'Still Alice' is an honest look at the devastation wreaked by Alzheimer's
PHOTO BY SONY PICTURES CLASSICS
Where is it playing?: Downtown Centre, Stadium 10
What's it rated?: PG-13
What's it worth?: $8.00
What's it worth?: $7.50
Renowned Columbia University linguistics professor Alice Howland (Julianne Moore, who won a Best Actress in a Leading Role Academy Award for her performance) slowly begins forgetting words, which leads to the devastating diagnosis of early onset Alzheimer’s disease. Now the happily married mother of three discovers the limits of her family bonds. (101 min.)
Glen: Alzheimer’s is a cruel disease, one that strips patients of dignity, and, more importantly, the ability to comprehend what’s happened to them. Consequently, this film is depressing as hell. If you come in hoping for a triumph over disease, you’ll be disappointed. Instead, Still Alice chronicles the tragic progression of early onset Alzheimer’s, the toll it takes on the family of the loved one, and the inevitable result of this incurable affliction. Of course, a lot of films are depressing, but they’re still worth seeing, and this one is especially worthy thanks to a remarkable performance by Moore. We’re writing this review before the 2015 Academy Awards, but I won’t be the least bit surprised if Moore takes home the Best Actress in a Leading Role Oscar. She strikes all the right notes here, first of denial of her symptoms, then of confusion, depression, desperation, and then near total befuddlement. At one point, Alice tells her husband, “I wish I had cancer.” People understand that disease, she explains, and being understood is what she longs for.
Anna: Julianne Moore gives an amazing performance, capturing what a difficult and heartbreaking experience it must be to slip away into Alzheimer’s disease. The film begins with Alice’s 50th birthday, and shortly after that, she starts seeing a neurologist. She’s been forgetting words, she got lost while running, and she feels like she’s losing her mind. When she finally tells her husband that she’s been seeing a doctor, his first reaction is to tell her that there’s nothing wrong with her; everyone forgets words or where you put the keys. Alice is understandingly frustrated and angered that he isn’t taking her seriously, not seeing what a serious problem may be lying under the surface. We watch her diagnosis and realization that her rare form of Alzheimer’s may have been passed on to her children. Then the living begins: Alice makes lists for herself, practices memory exercises, and tries as
best she can to ward off the disease that is creeping further and further
into her mind.
Glen: Based on a novel by Lisa Genova, the film is co-written and co-directed by Richard Glatzer and Wash Westmorland, who collaborated on Quinceañera (2006) and The Last Robin Hood (2013).

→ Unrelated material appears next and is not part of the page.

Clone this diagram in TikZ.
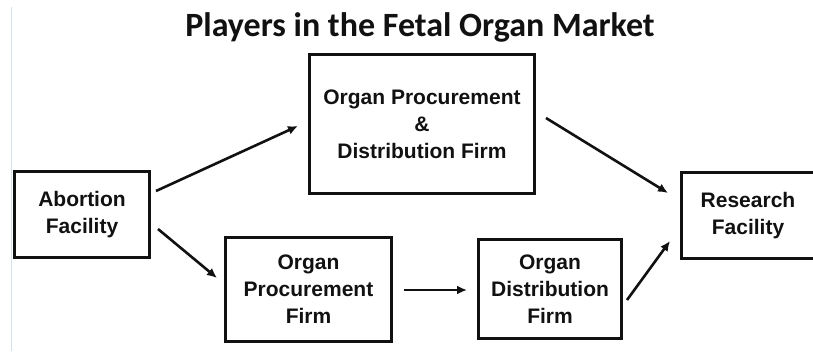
\documentclass[tikz,border=0pt]{standalone}
\usepackage{fontspec}
\setmainfont{Liberation Sans}
\newfontfamily\titlefont{Carlito}
\usetikzlibrary{arrows.meta,calc}
\definecolor{edgeblue}{HTML}{CFE3F0}
\definecolor{ink}{HTML}{111111}
\tikzset{
  player/.style={draw=ink, line width=3pt, rectangle, inner sep=0pt, align=center,
    text=ink, font=\bfseries\fontsize{21}{27}\selectfont},
  flow/.style={draw=ink, line width=2.6pt, -{Latex[length=10pt,width=9pt]}},
  titletext/.style={text=ink, font=\titlefont\bfseries\fontsize{34}{40}\selectfont, inner sep=0pt}
}
\begin{document}
\begin{tikzpicture}[x=1pt,y=-1pt]
\useasboundingbox[fill=white] (0,0) rectangle (813,351);
\draw[edgeblue, line width=1pt] (11,7) -- (11,351);
\node[titletext, anchor=base] (title) at (420,36) {Players in the Fetal Organ Market};
\node[player, minimum width=135pt, minimum height=86pt] (abort) at (82,214.5) {Abortion\\Facility};
\node[player, minimum width=225pt, minimum height=139pt] (top) at (422,124) {Organ Procurement\\\&\\Distribution Firm};
\node[player, minimum width=166pt, minimum height=104pt] (proc) at (308.5,289.5) {Organ\\Procurement\\Firm};
\node[player, minimum width=143pt, minimum height=99pt] (dist) at (550,289) {Organ\\Distribution\\Firm};
\node[player, minimum width=133pt, minimum height=86pt] (research) at (748,215.5) {Research\\Facility};
\draw[flow] ($(abort.north east)+(5,21)$) -- ($(top.west)+(-10,2)$);
\draw[flow] ($(abort.east)+(7,14.5)$) -- ($(proc.west)+(-7,-11.5)$);
\draw[flow] ($(top.east)+(10,-6)$) -- ($(research.west)+(-12,-22.5)$);
\draw[flow] ($(proc.east)+(11,0.5)$) -- ($(dist.west)+(-10,1)$);
\draw[flow] ($(dist.east)+(4,11)$) -- ($(research.west)+(-10,25.5)$);
\end{tikzpicture}
\end{document}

They definitely make some interesting choices. Toward the end, there’s a montage with a series of colorful close-ups of what might be candy sprinkles then Fruity Pebbles cereal then fish eggs … the point being we see but are unsure of what’s before us. It’s familiar, but we’re uncertain. Are the “fish eggs” plastic BBs? We don’t know, and like Alice, we’re lost for a minute. The film’s also aided by a fine performance from Alec Baldwin and—I hate to admit it, since she usually seems so vacuous—Kristen Stewart, who still does too much lip biting and eye smoldering to be taken fully seriously, but she also manages to construct a believable struggling actress and free spirit. Her character, Lydia, turns out to be most capable of giving her mother what she needs even though she’s the black sheep of the family. The family dynamics between Alice’s three kids—Lydia, Anna (Kate Bosworth), and Tom (Hunter Parrish)—feels real, so kudos to the co-writers/directors for crafting something that feels true but could have easily been treacle-drenched caricature. Instead, this is an honest examination of a terrible disease and how it can strain family relations.
Anna: I thought the filmmakers did a great job of letting the audience in on what it would feel like to be in Alice’s head, to feel that confusion and frustration. When she gets lost on campus while running, they blur out her surroundings, making what she sees every day suddenly unfamiliar and frightening. They also managed to make the family dynamics feel very honest. When we first are introduced to her youngest daughter Lydia, Alice pleads with her to go to college, to have a back-up plan for if and when her acting career doesn’t work out. Alice wants her to be like her older children: driven and academic. Yet in the end, it is Lydia who can stay and care for her mom in her home because she isn’t in medical school like her brother, isn’t a lawyer raising children like her older sister, or under a demanding teaching schedule like her father. Alzheimer’s isn’t a happy ending, and this film doesn’t try and give it one. It is sad, heartbreaking even, but totally worth the tears to watch Moore’s portrayal of Alice and a supporting cast that helps to weave this bittersweet story.